• **Short exercise**: Write every record out again exactly, and keep images out of it.

Data items
+===+
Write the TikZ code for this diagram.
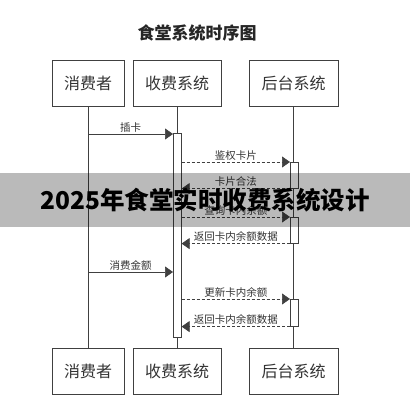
\documentclass[tikz,border=0pt]{standalone}
\usepackage{fontspec}
\setmainfont{Noto Sans CJK SC}
\usetikzlibrary{arrows.meta}
\definecolor{linec}{gray}{0.25}
\definecolor{textc}{gray}{0.2}
\tikzset{
  actorbox/.style={draw=linec, line width=0.8pt, fill=white, inner sep=0pt,
    minimum height=46pt, font=\fontsize{16}{16}\selectfont, text=textc},
  actbar/.style={draw=linec, line width=0.6pt, fill=white, minimum width=8pt, inner sep=0pt, anchor=north west},
  life/.style={draw=linec, line width=0.7pt},
  msg/.style={draw=linec, line width=0.7pt, -{Triangle[length=8pt,width=11pt]}},
  dmsg/.style={msg, dash pattern=on 3pt off 2pt},
  lbl/.style={font=\fontsize{10.5}{10.5}\selectfont, text=textc, inner sep=1.5pt, above}
}
\begin{document}
\begin{tikzpicture}[x=1pt,y=-1pt]
\useasboundingbox[fill=white] (0,0) rectangle (410,400);
\node[font=\bfseries\fontsize{17}{17}\selectfont, text=black!85] (title) at (197,33) {食堂系统时序图};
% actors top
\node[actorbox, minimum width=72pt] (p1t) at (88,83) {消费者};
\node[actorbox, minimum width=88pt] (p2t) at (177,83) {收费系统};
\node[actorbox, minimum width=89pt] (p3t) at (293.5,83) {后台系统};
% actors bottom
\node[actorbox, minimum width=72pt] (p1b) at (88,371.5) {消费者};
\node[actorbox, minimum width=88pt] (p2b) at (177,371.5) {收费系统};
\node[actorbox, minimum width=89pt] (p3b) at (293.5,371.5) {后台系统};
% lifelines
\draw[life] (p1t.south) -- (p1b.north);
\draw[life] (p2t.south) -- (p2b.north);
\draw[life] (p3t.south) -- (p3b.north);
% activations
\node[actbar, minimum height=204pt] (a1) at (173,133) {};
\node[actbar, minimum height=26pt] (b1) at (290,162) {};
\node[actbar, minimum height=26pt] (b2) at (290,217) {};
\node[actbar, minimum height=27pt] (b3) at (290,299) {};
% messages
\coordinate (m1) at (88,134);
\coordinate (m6) at (88,272);
\draw[msg] (m1) -- node[lbl] (l1) {插卡} (m1 -| a1.west);
\draw[dmsg] (b1.north west -| a1.east) -- node[lbl] (l2) {鉴权卡片} (b1.north west);
\draw[dmsg] (b1.south west) -- node[lbl] (l3) {卡片合法} (b1.south west -| a1.east);
\draw[dmsg] (b2.north west -| a1.east) -- node[lbl] (l4) {查询卡内余额} (b2.north west);
\draw[dmsg] (b2.south west) -- node[lbl] (l5) {返回卡内余额数据} (b2.south west -| a1.east);
\draw[msg] (m6) -- node[lbl] (l6) {消费金额} (m6 -| a1.west);
\draw[dmsg] (b3.north west -| a1.east) -- node[lbl] (l7) {更新卡内余额} (b3.north west);
\draw[dmsg] (b3.south west) -- node[lbl] (l8) {返回卡内余额数据} (b3.south west -| a1.east);
% banner
\fill[black, fill opacity=0.27] (0,173) rectangle (410,227);
\node[font=\bfseries\fontsize{24.5}{24.5}\selectfont, text=black] (banner) at (205,200) {2025年食堂实时收费系统设计};
\end{tikzpicture}
\end{document}
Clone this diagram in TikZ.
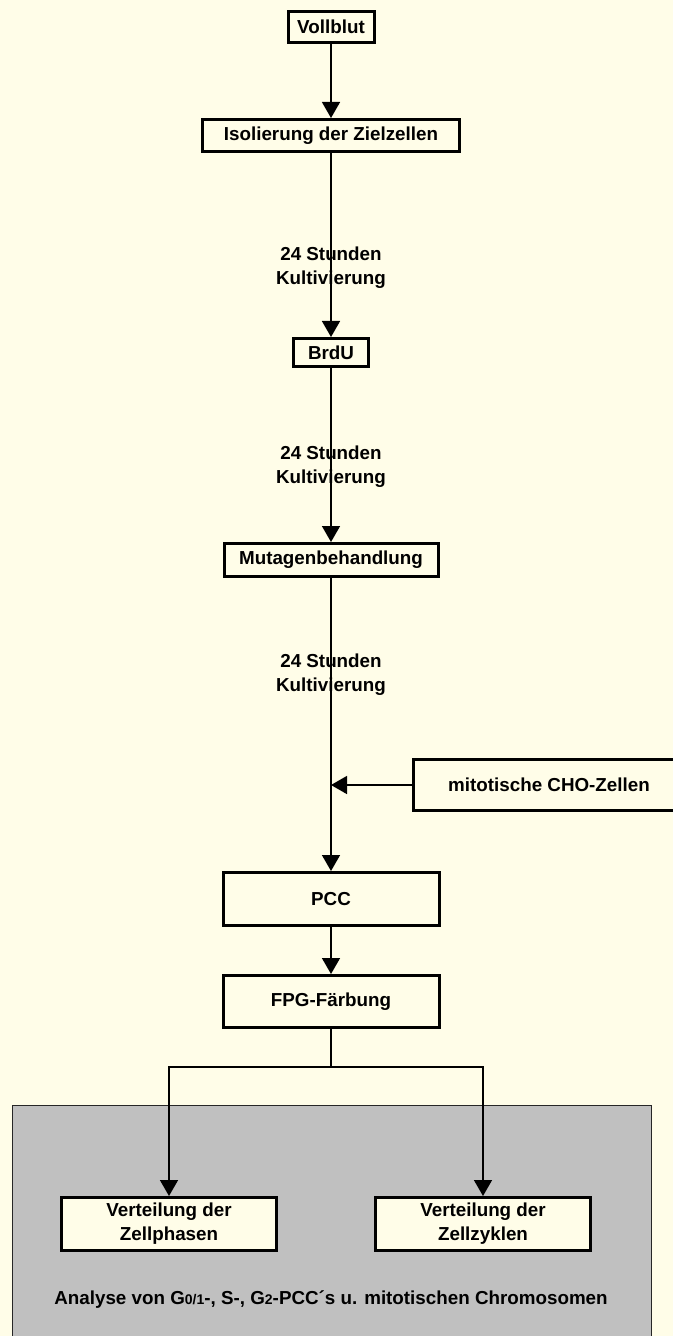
\documentclass[tikz,border=0pt]{standalone}
\usepackage{fontspec}
\setmainfont{Liberation Sans}
\usetikzlibrary{arrows.meta, positioning}
\definecolor{cream}{RGB}{255,253,232}
\definecolor{panelgray}{RGB}{192,192,192}

\begin{document}
\begin{tikzpicture}
  [x=0.5pt,y=-0.5pt,
   txt/.style={font=\fontsize{9.4}{12}\selectfont\bfseries,align=center},
   box/.style={txt,rectangle,draw=black,line width=1.5pt,fill=cream,inner sep=0pt},
   flow/.style={line width=0.75pt,-{Triangle[length=8pt,width=9pt]}},
   wire/.style={line width=0.75pt}]

  \clip (0,0) rectangle (673,1336);
  \fill[cream] (0,0) rectangle (673,1336);
  \filldraw[fill=panelgray,draw=black!85,line width=0.5pt] (12,1105) rectangle (651,1345);

  % main chain
  \node[box,minimum width=43pt,minimum height=15.5pt](blut) at (331,27) {Vollblut};
  \node[box,minimum width=128.5pt,minimum height=16pt](iso) at (331,135.5) {Isolierung der Zielzellen};
  \node[box,minimum width=37.5pt,minimum height=14pt](brdu) at (331,352.5) {BrdU};
  \node[box,minimum width=107pt,minimum height=16.5pt](mut) at (331,560) {Mutagenbehandlung};
  \node[box,minimum width=108pt,minimum height=26.5pt](pcc) at (331,899) {PCC};
  \node[box,minimum width=108pt,minimum height=26pt](fpg) at (331,1001.5) {FPG-F\"arbung};
  \node[box,minimum width=135.5pt,minimum height=25.5pt](cho) at (549,785) {mitotische CHO-Zellen};

  % results
  \node[box,minimum width=107.5pt,minimum height=26.5pt](phasen) at (169,1224) {Verteilung der\\Zellphasen};
  \node[box,minimum width=107.5pt,minimum height=26.5pt](zyklen) at (483,1224) {Verteilung der\\Zellzyklen};
  \node[txt](analyse) at (331,1300) {Analyse von G{\fontsize{7}{8}\selectfont 0/1}-, S-, G{\fontsize{7}{8}\selectfont 2}-PCC\char"00B4 s u. mitotischen Chromosomen};

  % time labels
  \node[txt](k1) at (331,268) {24 Stunden\\Kultivierung};
  \node[txt](k2) at (331,467) {24 Stunden\\Kultivierung};
  \node[txt](k3) at (331,675) {24 Stunden\\Kultivierung};

  \coordinate (join) at (331,785);
  \coordinate (split) at (331,1067);

  \draw[flow] (blut) -- (iso);
  \draw[flow] (iso) -- (brdu);
  \draw[flow] (brdu) -- (mut);
  \draw[flow] (mut) -- (pcc);
  \draw[flow] (cho) -- (join);
  \draw[flow] (pcc) -- (fpg);
  \draw[wire] (fpg) -- (split);
  \draw[flow] (split) -| (phasen);
  \draw[flow] (split) -| (zyklen);

\end{tikzpicture}
\end{document}
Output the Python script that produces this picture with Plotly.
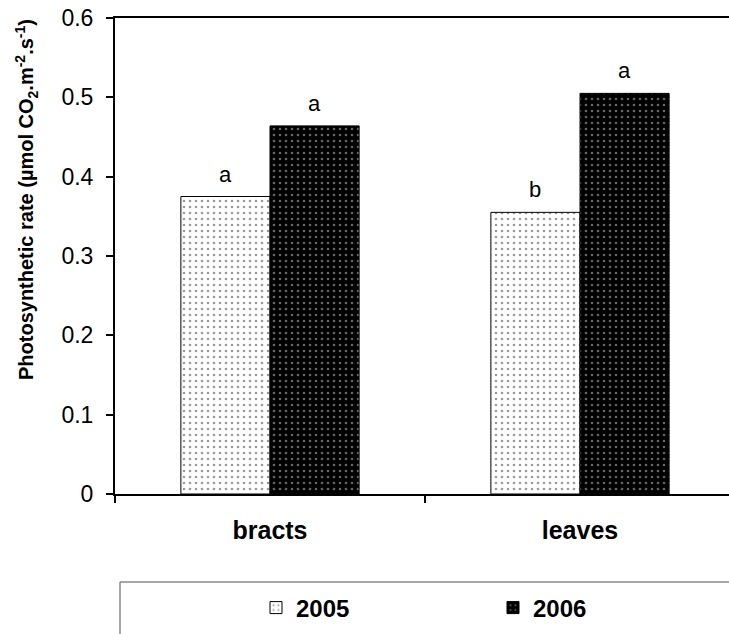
+===+
• **Solution to the exercise**:
Write the TikZ code for this diagram.
\documentclass[tikz,border=0pt]{standalone}
\usepackage{fontspec}
\setmainfont{Noto Sans CJK SC}
\usetikzlibrary{arrows.meta}
\definecolor{linec}{gray}{0.25}
\definecolor{textc}{gray}{0.2}
\tikzset{
  actorbox/.style={draw=linec, line width=0.8pt, fill=white, inner sep=0pt,
    minimum height=46pt, font=\fontsize{16}{16}\selectfont, text=textc},
  actbar/.style={draw=linec, line width=0.6pt, fill=white, minimum width=8pt, inner sep=0pt, anchor=north west},
  life/.style={draw=linec, line width=0.7pt},
  msg/.style={draw=linec, line width=0.7pt, -{Triangle[length=8pt,width=11pt]}},
  dmsg/.style={msg, dash pattern=on 3pt off 2pt},
  lbl/.style={font=\fontsize{10.5}{10.5}\selectfont, text=textc, inner sep=1.5pt, above}
}
\begin{document}
\begin{tikzpicture}[x=1pt,y=-1pt]
\useasboundingbox[fill=white] (0,0) rectangle (410,400);
\node[font=\bfseries\fontsize{17}{17}\selectfont, text=black!85] (title) at (197,33) {食堂系统时序图};
% actors top
\node[actorbox, minimum width=72pt] (p1t) at (88,83) {消费者};
\node[actorbox, minimum width=88pt] (p2t) at (177,83) {收费系统};
\node[actorbox, minimum width=89pt] (p3t) at (293.5,83) {后台系统};
% actors bottom
\node[actorbox, minimum width=72pt] (p1b) at (88,371.5) {消费者};
\node[actorbox, minimum width=88pt] (p2b) at (177,371.5) {收费系统};
\node[actorbox, minimum width=89pt] (p3b) at (293.5,371.5) {后台系统};
% lifelines
\draw[life] (p1t.south) -- (p1b.north);
\draw[life] (p2t.south) -- (p2b.north);
\draw[life] (p3t.south) -- (p3b.north);
% activations
\node[actbar, minimum height=204pt] (a1) at (173,133) {};
\node[actbar, minimum height=26pt] (b1) at (290,162) {};
\node[actbar, minimum height=26pt] (b2) at (290,217) {};
\node[actbar, minimum height=27pt] (b3) at (290,299) {};
% messages
\coordinate (m1) at (88,134);
\coordinate (m6) at (88,272);
\draw[msg] (m1) -- node[lbl] (l1) {插卡} (m1 -| a1.west);
\draw[dmsg] (b1.north west -| a1.east) -- node[lbl] (l2) {鉴权卡片} (b1.north west);
\draw[dmsg] (b1.south west) -- node[lbl] (l3) {卡片合法} (b1.south west -| a1.east);
\draw[dmsg] (b2.north west -| a1.east) -- node[lbl] (l4) {查询卡内余额} (b2.north west);
\draw[dmsg] (b2.south west) -- node[lbl] (l5) {返回卡内余额数据} (b2.south west -| a1.east);
\draw[msg] (m6) -- node[lbl] (l6) {消费金额} (m6 -| a1.west);
\draw[dmsg] (b3.north west -| a1.east) -- node[lbl] (l7) {更新卡内余额} (b3.north west);
\draw[dmsg] (b3.south west) -- node[lbl] (l8) {返回卡内余额数据} (b3.south west -| a1.east);
% banner
\fill[black, fill opacity=0.27] (0,173) rectangle (410,227);
\node[font=\bfseries\fontsize{24.5}{24.5}\selectfont, text=black] (banner) at (205,200) {2025年食堂实时收费系统设计};
\end{tikzpicture}
\end{document}
Clone this diagram in TikZ.
\documentclass[tikz,border=0pt]{standalone}
\usepackage{fontspec}
\setmainfont{Liberation Sans}
\usetikzlibrary{arrows.meta, positioning}
\definecolor{cream}{RGB}{255,253,232}
\definecolor{panelgray}{RGB}{192,192,192}

\begin{document}
\begin{tikzpicture}
  [x=0.5pt,y=-0.5pt,
   txt/.style={font=\fontsize{9.4}{12}\selectfont\bfseries,align=center},
   box/.style={txt,rectangle,draw=black,line width=1.5pt,fill=cream,inner sep=0pt},
   flow/.style={line width=0.75pt,-{Triangle[length=8pt,width=9pt]}},
   wire/.style={line width=0.75pt}]

  \clip (0,0) rectangle (673,1336);
  \fill[cream] (0,0) rectangle (673,1336);
  \filldraw[fill=panelgray,draw=black!85,line width=0.5pt] (12,1105) rectangle (651,1345);

  % main chain
  \node[box,minimum width=43pt,minimum height=15.5pt](blut) at (331,27) {Vollblut};
  \node[box,minimum width=128.5pt,minimum height=16pt](iso) at (331,135.5) {Isolierung der Zielzellen};
  \node[box,minimum width=37.5pt,minimum height=14pt](brdu) at (331,352.5) {BrdU};
  \node[box,minimum width=107pt,minimum height=16.5pt](mut) at (331,560) {Mutagenbehandlung};
  \node[box,minimum width=108pt,minimum height=26.5pt](pcc) at (331,899) {PCC};
  \node[box,minimum width=108pt,minimum height=26pt](fpg) at (331,1001.5) {FPG-F\"arbung};
  \node[box,minimum width=135.5pt,minimum height=25.5pt](cho) at (549,785) {mitotische CHO-Zellen};

  % results
  \node[box,minimum width=107.5pt,minimum height=26.5pt](phasen) at (169,1224) {Verteilung der\\Zellphasen};
  \node[box,minimum width=107.5pt,minimum height=26.5pt](zyklen) at (483,1224) {Verteilung der\\Zellzyklen};
  \node[txt](analyse) at (331,1300) {Analyse von G{\fontsize{7}{8}\selectfont 0/1}-, S-, G{\fontsize{7}{8}\selectfont 2}-PCC\char"00B4 s u. mitotischen Chromosomen};

  % time labels
  \node[txt](k1) at (331,268) {24 Stunden\\Kultivierung};
  \node[txt](k2) at (331,467) {24 Stunden\\Kultivierung};
  \node[txt](k3) at (331,675) {24 Stunden\\Kultivierung};

  \coordinate (join) at (331,785);
  \coordinate (split) at (331,1067);

  \draw[flow] (blut) -- (iso);
  \draw[flow] (iso) -- (brdu);
  \draw[flow] (brdu) -- (mut);
  \draw[flow] (mut) -- (pcc);
  \draw[flow] (cho) -- (join);
  \draw[flow] (pcc) -- (fpg);
  \draw[wire] (fpg) -- (split);
  \draw[flow] (split) -| (phasen);
  \draw[flow] (split) -| (zyklen);

\end{tikzpicture}
\end{document}
Output the Python script that produces this picture with Plotly.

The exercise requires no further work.